What is needed
Among the entries below, find the lines with "this" and copy them.

Information supplied
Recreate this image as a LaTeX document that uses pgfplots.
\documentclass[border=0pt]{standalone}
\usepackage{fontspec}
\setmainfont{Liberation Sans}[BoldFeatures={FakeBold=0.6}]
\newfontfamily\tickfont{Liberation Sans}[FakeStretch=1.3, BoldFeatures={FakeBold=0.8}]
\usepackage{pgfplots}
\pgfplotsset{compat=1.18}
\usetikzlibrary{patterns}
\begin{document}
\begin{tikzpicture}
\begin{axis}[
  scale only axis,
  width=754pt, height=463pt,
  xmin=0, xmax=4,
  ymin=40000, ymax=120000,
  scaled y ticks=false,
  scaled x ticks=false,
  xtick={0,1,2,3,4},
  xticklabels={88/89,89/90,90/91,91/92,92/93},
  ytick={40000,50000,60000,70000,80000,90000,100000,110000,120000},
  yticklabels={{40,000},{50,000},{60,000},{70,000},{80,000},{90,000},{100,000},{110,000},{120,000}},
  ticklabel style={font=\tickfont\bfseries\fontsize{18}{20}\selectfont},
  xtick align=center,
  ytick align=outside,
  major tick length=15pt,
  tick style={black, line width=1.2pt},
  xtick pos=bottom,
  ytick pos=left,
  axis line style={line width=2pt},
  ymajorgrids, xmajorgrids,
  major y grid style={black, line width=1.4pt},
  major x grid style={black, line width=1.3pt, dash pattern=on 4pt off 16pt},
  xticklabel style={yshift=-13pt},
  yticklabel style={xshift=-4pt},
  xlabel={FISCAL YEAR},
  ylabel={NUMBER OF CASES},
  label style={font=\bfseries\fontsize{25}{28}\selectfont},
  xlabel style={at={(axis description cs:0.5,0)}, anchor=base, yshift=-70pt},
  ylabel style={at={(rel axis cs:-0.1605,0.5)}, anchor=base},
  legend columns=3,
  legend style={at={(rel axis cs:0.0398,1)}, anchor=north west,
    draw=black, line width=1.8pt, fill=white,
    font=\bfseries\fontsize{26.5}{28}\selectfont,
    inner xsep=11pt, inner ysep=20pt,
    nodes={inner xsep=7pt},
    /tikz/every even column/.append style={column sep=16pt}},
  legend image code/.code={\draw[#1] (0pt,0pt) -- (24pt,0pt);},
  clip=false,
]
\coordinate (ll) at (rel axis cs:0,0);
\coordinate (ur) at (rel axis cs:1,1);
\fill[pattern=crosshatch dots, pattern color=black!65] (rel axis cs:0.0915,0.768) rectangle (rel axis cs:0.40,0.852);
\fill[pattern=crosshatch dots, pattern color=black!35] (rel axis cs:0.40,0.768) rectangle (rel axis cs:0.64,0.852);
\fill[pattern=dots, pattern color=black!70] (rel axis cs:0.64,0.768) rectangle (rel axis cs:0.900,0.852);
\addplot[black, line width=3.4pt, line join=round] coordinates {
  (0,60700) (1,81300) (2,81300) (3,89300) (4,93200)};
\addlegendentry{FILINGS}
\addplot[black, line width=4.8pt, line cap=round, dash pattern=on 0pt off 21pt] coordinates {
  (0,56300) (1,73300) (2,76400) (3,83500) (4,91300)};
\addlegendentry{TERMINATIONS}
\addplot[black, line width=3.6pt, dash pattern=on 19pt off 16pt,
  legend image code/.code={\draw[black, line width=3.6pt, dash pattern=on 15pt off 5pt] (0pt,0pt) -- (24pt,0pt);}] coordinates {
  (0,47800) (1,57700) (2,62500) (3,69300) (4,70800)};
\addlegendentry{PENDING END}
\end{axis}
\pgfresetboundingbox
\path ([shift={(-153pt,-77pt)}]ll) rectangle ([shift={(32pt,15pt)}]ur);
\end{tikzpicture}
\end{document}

==

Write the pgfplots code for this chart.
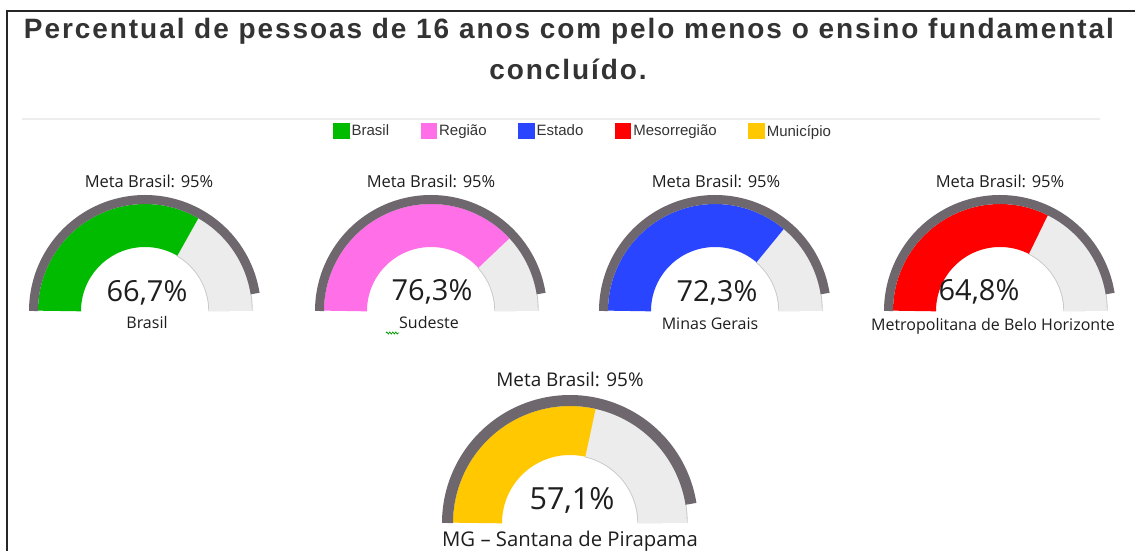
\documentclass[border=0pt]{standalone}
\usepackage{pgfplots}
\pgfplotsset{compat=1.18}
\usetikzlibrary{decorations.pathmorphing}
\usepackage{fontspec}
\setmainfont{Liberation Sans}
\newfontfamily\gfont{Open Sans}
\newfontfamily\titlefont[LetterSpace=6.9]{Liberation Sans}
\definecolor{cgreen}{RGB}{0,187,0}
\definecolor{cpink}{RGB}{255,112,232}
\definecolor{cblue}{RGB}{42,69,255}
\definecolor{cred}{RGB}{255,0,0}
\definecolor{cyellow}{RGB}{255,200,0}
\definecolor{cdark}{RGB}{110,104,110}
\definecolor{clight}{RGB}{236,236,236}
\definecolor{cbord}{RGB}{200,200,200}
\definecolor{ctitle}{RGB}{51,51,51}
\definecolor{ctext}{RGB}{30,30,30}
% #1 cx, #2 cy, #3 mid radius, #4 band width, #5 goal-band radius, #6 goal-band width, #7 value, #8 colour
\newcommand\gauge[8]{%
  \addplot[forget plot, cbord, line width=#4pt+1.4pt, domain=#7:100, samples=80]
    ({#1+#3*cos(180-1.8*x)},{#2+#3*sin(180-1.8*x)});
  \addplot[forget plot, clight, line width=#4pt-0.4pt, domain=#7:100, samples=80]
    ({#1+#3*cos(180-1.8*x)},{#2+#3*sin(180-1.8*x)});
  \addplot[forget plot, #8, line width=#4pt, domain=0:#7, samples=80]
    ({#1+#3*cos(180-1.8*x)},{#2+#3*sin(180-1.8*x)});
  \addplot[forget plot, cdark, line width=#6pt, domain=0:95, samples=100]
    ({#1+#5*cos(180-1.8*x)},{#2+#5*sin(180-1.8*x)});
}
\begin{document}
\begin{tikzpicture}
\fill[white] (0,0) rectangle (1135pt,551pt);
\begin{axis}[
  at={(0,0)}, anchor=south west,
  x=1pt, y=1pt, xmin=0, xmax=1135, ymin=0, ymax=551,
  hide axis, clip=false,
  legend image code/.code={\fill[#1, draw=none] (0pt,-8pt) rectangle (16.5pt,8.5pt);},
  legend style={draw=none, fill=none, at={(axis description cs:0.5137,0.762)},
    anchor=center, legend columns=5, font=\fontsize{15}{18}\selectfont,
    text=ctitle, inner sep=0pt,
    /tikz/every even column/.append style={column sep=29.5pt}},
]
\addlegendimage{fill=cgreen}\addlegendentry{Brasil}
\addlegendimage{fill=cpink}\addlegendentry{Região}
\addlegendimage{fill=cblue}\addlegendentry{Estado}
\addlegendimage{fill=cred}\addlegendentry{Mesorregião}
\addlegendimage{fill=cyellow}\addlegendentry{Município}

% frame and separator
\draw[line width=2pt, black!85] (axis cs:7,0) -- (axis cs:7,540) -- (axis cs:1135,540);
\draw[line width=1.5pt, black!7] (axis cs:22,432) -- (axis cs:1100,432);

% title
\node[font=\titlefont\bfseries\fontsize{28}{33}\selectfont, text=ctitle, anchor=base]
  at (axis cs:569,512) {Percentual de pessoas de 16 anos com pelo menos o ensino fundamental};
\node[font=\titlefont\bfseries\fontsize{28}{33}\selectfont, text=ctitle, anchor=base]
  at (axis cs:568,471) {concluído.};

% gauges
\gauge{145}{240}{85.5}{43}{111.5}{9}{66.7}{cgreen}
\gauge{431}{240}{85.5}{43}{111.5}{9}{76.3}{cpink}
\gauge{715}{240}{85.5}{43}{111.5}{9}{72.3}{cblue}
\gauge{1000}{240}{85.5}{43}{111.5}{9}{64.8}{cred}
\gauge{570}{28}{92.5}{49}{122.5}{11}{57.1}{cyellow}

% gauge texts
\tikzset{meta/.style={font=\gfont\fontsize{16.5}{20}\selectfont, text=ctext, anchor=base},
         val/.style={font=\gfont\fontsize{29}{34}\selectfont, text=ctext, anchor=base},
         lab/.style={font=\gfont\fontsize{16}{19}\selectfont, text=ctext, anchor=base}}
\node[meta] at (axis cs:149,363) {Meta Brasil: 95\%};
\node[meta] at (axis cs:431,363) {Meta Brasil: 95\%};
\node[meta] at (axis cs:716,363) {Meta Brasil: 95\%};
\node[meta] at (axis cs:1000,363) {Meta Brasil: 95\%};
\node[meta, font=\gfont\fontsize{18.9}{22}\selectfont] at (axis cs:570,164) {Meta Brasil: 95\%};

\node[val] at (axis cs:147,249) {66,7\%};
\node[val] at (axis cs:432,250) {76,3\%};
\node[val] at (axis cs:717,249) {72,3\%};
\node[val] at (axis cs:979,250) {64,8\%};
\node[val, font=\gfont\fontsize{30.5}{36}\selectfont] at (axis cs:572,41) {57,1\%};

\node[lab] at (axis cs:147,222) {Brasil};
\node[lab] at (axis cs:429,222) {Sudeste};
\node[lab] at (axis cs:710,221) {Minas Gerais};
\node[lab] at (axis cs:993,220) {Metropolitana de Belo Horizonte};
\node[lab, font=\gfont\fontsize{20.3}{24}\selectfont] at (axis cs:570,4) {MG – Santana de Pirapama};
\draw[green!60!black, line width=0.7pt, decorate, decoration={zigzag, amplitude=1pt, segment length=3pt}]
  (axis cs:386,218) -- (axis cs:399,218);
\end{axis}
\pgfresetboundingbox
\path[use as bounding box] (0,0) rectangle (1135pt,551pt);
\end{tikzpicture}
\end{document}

Final result
Recreate this image as a LaTeX document that uses pgfplots.
Write the pgfplots code for this chart.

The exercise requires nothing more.